The trust equation cuts both ways. Every venue knows that door staff have the capacity to absolutely decimate their takings if they’re so inclined. Let in 50 mates for free over the course of a month and you’ve cost them thousands. Skim the till and pocket the difference, and suddenly the venue’s capacity doesn’t match the float. The venues that treat their door staff with respect and pay them properly rarely have these problems, because people generally don’t rob businesses that actually value them. The venues that try to exploit their door staff, that short-change them or treat them as disposable, tend to discover that loyalty is a two-way street and revenge is counted in unpaid admissions and creative accounting.
What emerges from all of this is a portrait of a role that’s vastly more complex than its perception. Door staff aren’t simply obstacles between the pavement and the dancefloor. They’re the first line of defense against chaos, the people who make judgment calls hundreds of times a night about who’s safe to admit and who’ll be a problem.
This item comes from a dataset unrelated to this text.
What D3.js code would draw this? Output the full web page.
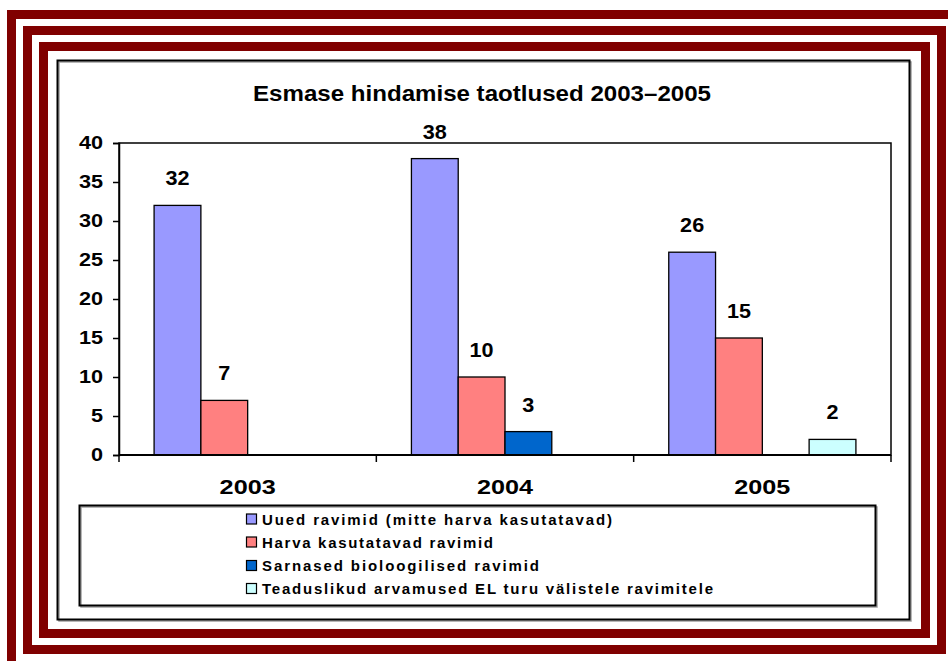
<!DOCTYPE html>
<html>
<head>
<meta charset="utf-8">
<script src="https://cdn.jsdelivr.net/npm/d3@7"></script>
<style>
  html, body { margin: 0; padding: 0; background: #fff; }
  svg { display: block; font-family: Arial, "Liberation Sans", sans-serif; }
</style>
</head>
<body>
<svg id="chart" width="948" height="661"></svg>
<script>
// Applications for initial evaluation, by year and type
const categories = ["2003", "2004", "2005"];
const seriesNames = [
  "Uued ravimid (mitte harva kasutatavad)",
  "Harva kasutatavad ravimid",
  "Sarnased bioloogilised ravimid",
  "Teaduslikud arvamused EL turu välistele ravimitele"
];
const uued = [32, 38, 26];
const harva = [7, 10, 15];
const sarnased = [null, 3, null];
const teaduslikud = [null, null, 2];
const seriesValues = [uued, harva, sarnased, teaduslikud];
const seriesColors = ["#9999FF", "#FF8080", "#0066CC", "#CCFFFF"];
const yTicks = [0, 5, 10, 15, 20, 25, 30, 35, 40];
const titleText = "Esmase hindamise taotlused 2003–2005";

const svg = d3.select("#chart");
const frameColor = "#800000";

// Widen glyphs of a text selection by a horizontal factor
function widen(sel, factor) {
  sel.each(function () {
    const w = this.getComputedTextLength();
    d3.select(this).attr("textLength", w * factor).attr("lengthAdjust", "spacingAndGlyphs");
  });
}

// Decorative striped frame
const stripes = [
  { x0: 11.5, y0: 14.5, x1: 962, y1: 675 },
  { x0: 27.5, y0: 30.5, x1: 941.5, y1: 649.5 },
  { x0: 43.5, y0: 46.5, x1: 925.5, y1: 633.5 }
];
svg.selectAll("rect.stripe").data(stripes).join("rect")
  .attr("class", "stripe")
  .attr("x", d => d.x0).attr("y", d => d.y0)
  .attr("width", d => d.x1 - d.x0).attr("height", d => d.y1 - d.y0)
  .attr("fill", "none").attr("stroke", frameColor).attr("stroke-width", 9);

// Boxes with a soft grey shadow
function shadowBox(x0, y0, x1, y1) {
  svg.append("rect").attr("x", x0 + 1.5).attr("y", y0 + 1.5)
    .attr("width", x1 - x0).attr("height", y1 - y0)
    .attr("fill", "none").attr("stroke", "#a0a0a0").attr("stroke-width", 1.5);
  svg.append("rect").attr("x", x0).attr("y", y0)
    .attr("width", x1 - x0).attr("height", y1 - y0)
    .attr("fill", "none").attr("stroke", "#000").attr("stroke-width", 2);
}
shadowBox(57.5, 60.5, 909.5, 619.5);

// Title
svg.append("text")
  .attr("x", 482).attr("y", 101)
  .attr("text-anchor", "middle")
  .attr("font-size", 22).attr("font-weight", "bold")
  .text(titleText)
  .call(widen, 1.095);

// Scales
const plot = { left: 119, right: 891, top: 143, bottom: 455 };
const x0 = d3.scaleBand().domain(categories).range([plot.left, plot.right]).padding(0);
const x1 = d3.scaleBand().domain(d3.range(seriesNames.length))
  .range([0, x0.bandwidth()]).paddingInner(0).paddingOuter(0.75);
const y = d3.scaleLinear().domain([0, 40]).range([plot.bottom, plot.top]);

// Plot area frame
svg.append("rect")
  .attr("x", plot.left).attr("y", plot.top)
  .attr("width", plot.right - plot.left).attr("height", plot.bottom - plot.top)
  .attr("fill", "none").attr("stroke", "#000").attr("stroke-width", 1.5);

// Bars
const bars = [];
categories.forEach((c, ci) => {
  seriesValues.forEach((vals, si) => {
    if (vals[ci] != null) bars.push({ c, si, v: vals[ci] });
  });
});
svg.append("g").selectAll("rect").data(bars).join("rect")
  .attr("x", d => x0(d.c) + x1(d.si))
  .attr("y", d => y(d.v))
  .attr("width", x1.bandwidth())
  .attr("height", d => y(0) - y(d.v))
  .attr("fill", d => seriesColors[d.si])
  .attr("stroke", "#000").attr("stroke-width", 1.3);

// Value labels
svg.append("g").selectAll("text").data(bars).join("text")
  .attr("x", d => x0(d.c) + x1(d.si) + x1.bandwidth() / 2)
  .attr("y", d => y(d.v) - 20)
  .attr("text-anchor", "middle")
  .attr("font-size", 20).attr("font-weight", "bold")
  .text(d => d.v)
  .call(widen, 1.08);

// Y axis
const yAxis = svg.append("g")
  .attr("transform", `translate(${plot.left},0)`)
  .call(d3.axisLeft(y).tickValues(yTicks).tickSize(6).tickPadding(10));
yAxis.select(".domain").attr("stroke", "#000").attr("stroke-width", 1.5);
yAxis.selectAll(".tick line").attr("stroke", "#000").attr("stroke-width", 1.5);
yAxis.selectAll(".tick text")
  .attr("font-size", 18.5).attr("font-weight", "bold").attr("fill", "#000")
  .attr("font-family", "Arial, 'Liberation Sans', sans-serif")
  .call(widen, 1.17);

// X axis: baseline, group boundary ticks, category labels
const boundaries = categories.map(c => x0(c)).concat([plot.right]);
svg.append("line")
  .attr("x1", plot.left).attr("x2", plot.right)
  .attr("y1", y(0)).attr("y2", y(0))
  .attr("stroke", "#000").attr("stroke-width", 2);
svg.append("g").selectAll("line").data(boundaries).join("line")
  .attr("x1", d => d).attr("x2", d => d)
  .attr("y1", y(0)).attr("y2", y(0) + 7)
  .attr("stroke", "#000").attr("stroke-width", 1.5);
svg.append("g").selectAll("text").data(categories).join("text")
  .attr("x", d => x0(d) + x0.bandwidth() / 2)
  .attr("y", 494)
  .attr("text-anchor", "middle")
  .attr("font-size", 21).attr("font-weight", "bold")
  .text(d => d)
  .call(widen, 1.2);

// Legend
shadowBox(79.5, 505.5, 875.5, 605.5);
const legendY = [519, 542, 565.5, 588.5];
const legendW = [350, 231, 277, 451];
const lg = svg.append("g").selectAll("g").data(seriesNames).join("g")
  .attr("transform", (d, i) => `translate(246,${legendY[i]})`);
lg.append("rect")
  .attr("x", 0.5).attr("y", -5)
  .attr("width", 10).attr("height", 10)
  .attr("fill", (d, i) => seriesColors[i])
  .attr("stroke", "#000").attr("stroke-width", 1.2);
lg.append("text")
  .attr("x", 16).attr("y", 5.5)
  .attr("font-size", 15).attr("font-weight", "bold")
  .attr("textLength", (d, i) => legendW[i])
  .attr("lengthAdjust", "spacing")
  .text(d => d);
</script>
</body>
</html>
They’re managing egos, diffusing conflicts, identifying threats, and maintaining order, all whilst operating in a legal grey area where their authority is assumed but rarely codified. They’re doing this for wages that barely justify the aggravation, in conditions that would violate workplace safety standards in any other industry, with job security that evaporates the moment takings drop or a promoter decides they don’t like your face.
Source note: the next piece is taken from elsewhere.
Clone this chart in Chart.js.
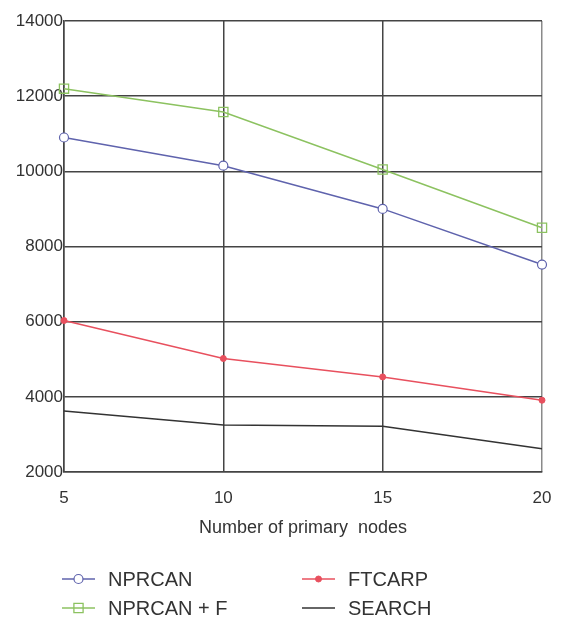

The industry talks endlessly about DJs and producers, about sound systems and lighting rigs, about interior design and cocktail programs. It rarely acknowledges the people who actually make it possible for anyone to experience these things, the ones standing in the cold checking IDs and making split-second decisions about who gets to participate in the magic and who gets told to try their luck elsewhere. They’re the unsung heroes of nightlife, and if you’ve ever made it past the rope and into the warm embrace of a properly run venue, you owe them considerably more than you probably realize.
Next time you’re in the queue, maybe have your ID ready. Pay the entry without complaint. Don’t try to negotiate your mate’s mate’s cousin onto the guest list. And if you see your regular door person looking half-frozen and thoroughly over it, buy them a drink. They’ve earned it.